## BEGIN Data shown
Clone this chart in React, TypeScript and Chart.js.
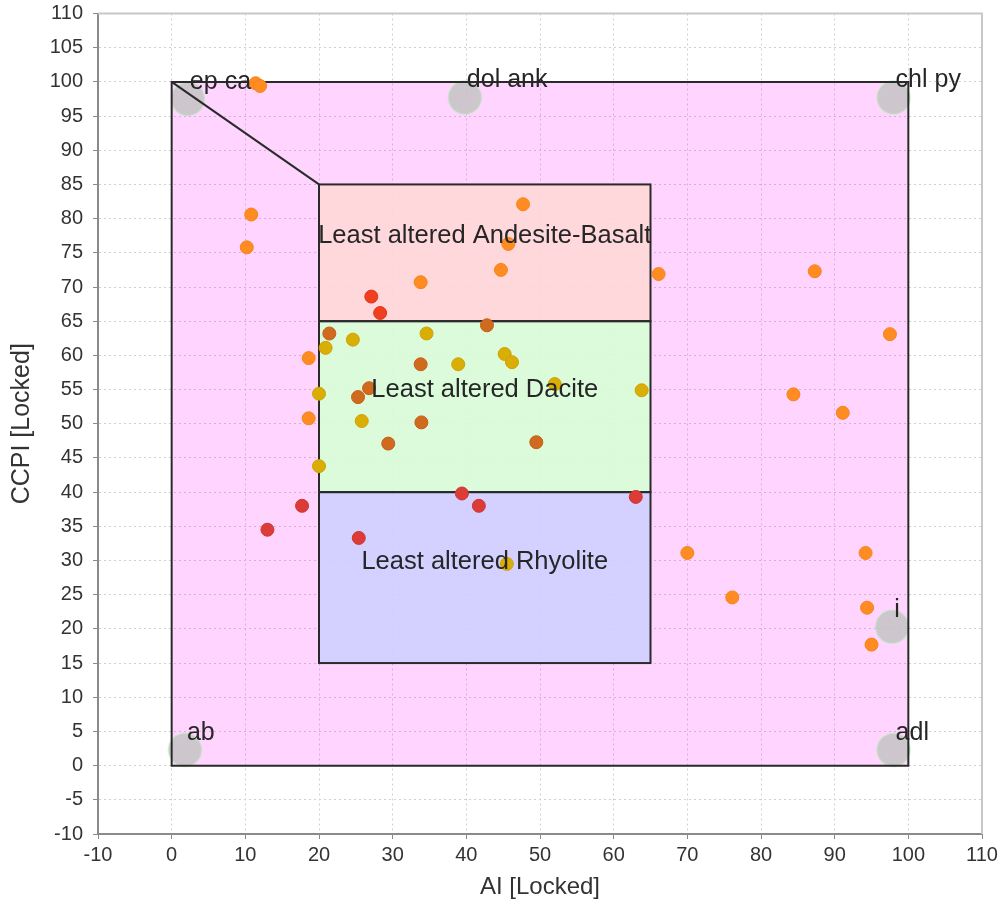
import React, { useEffect, useRef } from 'react';
import { Chart, registerables } from 'chart.js';

Chart.register(...registerables);

// ---- data ----
const orangePoints = [
  [11.4, 99.8], [12.0, 99.4], [10.8, 80.6], [10.2, 75.8], [47.7, 82.1], [45.7, 76.3],
  [44.7, 72.5], [33.8, 70.7], [66.1, 71.9], [87.3, 72.3], [97.5, 63.1], [84.4, 54.3],
  [91.1, 51.6], [18.6, 59.6], [18.6, 50.8], [70.0, 31.1], [94.2, 31.1], [76.1, 24.6],
  [94.4, 23.1], [95.0, 17.7],
];
const goldPoints = [
  [24.6, 62.3], [20.9, 61.1], [34.6, 63.2], [38.9, 58.7], [45.2, 60.2], [46.2, 59.0],
  [20.0, 54.4], [25.8, 50.4], [20.0, 43.8], [52.0, 55.8], [63.8, 54.9], [45.5, 29.5],
];
const darkOrangePoints = [
  [21.4, 63.2], [42.8, 64.4], [33.8, 58.7], [26.8, 55.2], [25.3, 53.9], [33.9, 50.2],
  [29.4, 47.1], [49.5, 47.3],
];
const redOrangePoints = [[27.1, 68.6], [28.3, 66.2]];
const redPoints = [[39.4, 39.8], [41.7, 38.0], [63.0, 39.3], [17.7, 38.0], [13.0, 34.5], [25.4, 33.3]];

const endMemberNames = ['ep ca', 'dol ank', 'chl py', 'i', 'ab', 'adl'];
const endMemberX = [2.2, 39.8, 98.0, 97.8, 1.8, 98.0];
const endMemberY = [97.5, 97.7, 97.7, 20.3, 2.3, 2.3];

// outer field polygon (AI 0-100, CCPI 0-100) and diagonal
const outerX = [0, 100, 100, 0, 0];
const outerY = [100, 100, 0, 0, 100];
const diagX = [0, 20];
const diagY = [100, 85];

const boxNames = ['Least altered Andesite-Basalt', 'Least altered Dacite', 'Least altered Rhyolite'];
const boxX0 = [20, 20, 20];
const boxX1 = [65, 65, 65];
const boxY0 = [65, 40, 15];
const boxY1 = [85, 65, 40];
const boxLabelX = [42.5, 42.5, 42.5];
const boxLabelY = [77.4, 55.0, 29.8];
const boxFills = ['rgba(255,140,140,0.30)', 'rgba(150,255,150,0.34)', 'rgba(130,130,255,0.34)'];

const FONT = "'Liberation Sans', Arial, sans-serif";

const toXY = (arr: number[][]) => arr.map(([x, y]) => ({ x, y }));

const boxPlugin = {
  id: 'boxPlugin',
  beforeDatasetsDraw(chart: any) {
    const { ctx } = chart;
    const xs = chart.scales.x;
    const ys = chart.scales.y;
    const px = (v: number) => xs.getPixelForValue(v);
    const py = (v: number) => ys.getPixelForValue(v);
    ctx.save();
    ctx.fillStyle = 'rgba(255,0,255,0.17)';
    ctx.beginPath();
    outerX.forEach((x, i) => {
      if (i === 0) ctx.moveTo(px(x), py(outerY[i]));
      else ctx.lineTo(px(x), py(outerY[i]));
    });
    ctx.closePath();
    ctx.fill();
    boxNames.forEach((_, i) => {
      const x0 = px(boxX0[i]), x1 = px(boxX1[i]);
      const y0 = py(boxY1[i]), y1 = py(boxY0[i]);
      ctx.fillStyle = 'rgba(255,255,255,0.85)';
      ctx.fillRect(x0, y0, x1 - x0, y1 - y0);
      ctx.fillStyle = boxFills[i];
      ctx.fillRect(x0, y0, x1 - x0, y1 - y0);
    });
    const ca = chart.chartArea;
    ctx.strokeStyle = '#c8c8c8';
    ctx.lineWidth = 2;
    ctx.beginPath();
    ctx.moveTo(ca.left, ca.top);
    ctx.lineTo(ca.right, ca.top);
    ctx.lineTo(ca.right, ca.bottom);
    ctx.stroke();
    ctx.restore();
  },
  afterDatasetDraw(chart: any, args: any) {
    if (args.index !== 0) return;
    const { ctx } = chart;
    const xs = chart.scales.x;
    const ys = chart.scales.y;
    const px = (v: number) => xs.getPixelForValue(v);
    const py = (v: number) => ys.getPixelForValue(v);
    ctx.save();
    ctx.strokeStyle = '#2a2a2a';
    ctx.lineWidth = 2;
    ctx.beginPath();
    outerX.forEach((x, i) => {
      if (i === 0) ctx.moveTo(px(x), py(outerY[i]));
      else ctx.lineTo(px(x), py(outerY[i]));
    });
    ctx.closePath();
    ctx.stroke();
    ctx.beginPath();
    ctx.moveTo(px(diagX[0]), py(diagY[0]));
    ctx.lineTo(px(diagX[1]), py(diagY[1]));
    ctx.stroke();
    boxNames.forEach((_, i) => {
      const x0 = px(boxX0[i]), x1 = px(boxX1[i]);
      const y0 = py(boxY1[i]), y1 = py(boxY0[i]);
      ctx.strokeRect(x0, y0, x1 - x0, y1 - y0);
    });
    ctx.restore();
  },
  afterDatasetsDraw(chart: any) {
    const { ctx } = chart;
    const xs = chart.scales.x;
    const ys = chart.scales.y;
    ctx.save();
    ctx.fillStyle = '#262626';
    ctx.textBaseline = 'middle';
    ctx.textAlign = 'center';
    ctx.font = `25.5px ${FONT}`;
    boxNames.forEach((name, i) => {
      ctx.fillText(name, xs.getPixelForValue(boxLabelX[i]), ys.getPixelForValue(boxLabelY[i]));
    });
    ctx.textAlign = 'left';
    ctx.font = `25px ${FONT}`;
    endMemberNames.forEach((name, i) => {
      ctx.fillText(name, xs.getPixelForValue(endMemberX[i]) + 2, ys.getPixelForValue(endMemberY[i]) - 17);
    });
    ctx.restore();
  },
};

export default function App() {
  const ref = useRef<HTMLCanvasElement | null>(null);
  useEffect(() => {
    if (!ref.current) return;
    const ptStyle = (color: string, border: string) => ({
      type: 'scatter' as const,
      backgroundColor: color,
      borderColor: border,
      borderWidth: 1,
      pointRadius: 6.5,
      order: 1,
    });
    const chart = new Chart(ref.current, {
      type: 'scatter',
      data: {
        datasets: [
          {
            label: 'end members',
            data: endMemberX.map((x, i) => ({ x, y: endMemberY[i] })),
            backgroundColor: 'rgba(196,196,196,0.85)',
            borderColor: 'rgba(170,240,170,0.35)',
            borderWidth: 2,
            pointRadius: 16.5,
            order: 10,
          },
          { label: 'orange', data: toXY(orangePoints), ...ptStyle('#ff8c22', '#f58418') },
          { label: 'gold', data: toXY(goldPoints), ...ptStyle('#d9ae06', '#cfa300') },
          { label: 'darkorange', data: toXY(darkOrangePoints), ...ptStyle('#d06a1e', '#c46018') },
          { label: 'redorange', data: toXY(redOrangePoints), ...ptStyle('#ee3f1f', '#e03818') },
          { label: 'red', data: toXY(redPoints), ...ptStyle('#dc3c38', '#cf3430') },
        ],
      },
      options: {
        responsive: false,
        animation: false,
        layout: { padding: { top: 8, right: 21, left: 0, bottom: 0 } },
        plugins: { legend: { display: false }, tooltip: { enabled: false } },
        scales: {
          x: {
            type: 'linear',
            min: -10,
            max: 110,
            afterFit: (s: any) => { s.height = 71; s.paddingLeft = 0; s.paddingRight = 0; },
            ticks: { stepSize: 10, color: '#333', font: { family: FONT, size: 20 }, padding: 4, maxRotation: 0 },
            grid: { color: '#d0d0d0', tickLength: 5, tickColor: '#8a8a8a', tickBorderDash: [] } as any,
            border: { display: true, color: '#8a8a8a', width: 2, dash: [2, 3] } as any,
            title: { display: true, text: 'AI [Locked]', color: '#333', font: { family: FONT, size: 24 }, padding: { top: 0, bottom: 3 } },
          },
          y: {
            type: 'linear',
            min: -10,
            max: 110,
            afterFit: (s: any) => { s.width = 98; s.paddingTop = 0; s.paddingBottom = 0; },
            ticks: { stepSize: 5, color: '#333', font: { family: FONT, size: 20 }, padding: 10 },
            grid: { color: '#d0d0d0', tickLength: 5, tickColor: '#8a8a8a', tickBorderDash: [] } as any,
            border: { display: true, color: '#8a8a8a', width: 2, dash: [2, 3] } as any,
            title: { display: true, text: 'CCPI [Locked]', color: '#333', font: { family: FONT, size: 25 }, padding: { top: 7, bottom: 0 } },
          },
        },
      },
      plugins: [boxPlugin],
    });
    return () => chart.destroy();
  }, []);
  return (
    <div style={{ position: 'absolute', left: 0, top: 0, width: 1003, height: 905, overflow: 'hidden', background: '#fff' }}>
      <canvas ref={ref} width={1003} height={910} style={{ display: 'block', position: 'absolute', left: 0, top: -5 }} />
    </div>
  );
}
## END Data shown
__Stated problem__
Each line that holds the word "React" is to be copied.

__Written solution__
Clone this chart in React, TypeScript and Chart.js.
import React, { useEffect, useRef } from 'react';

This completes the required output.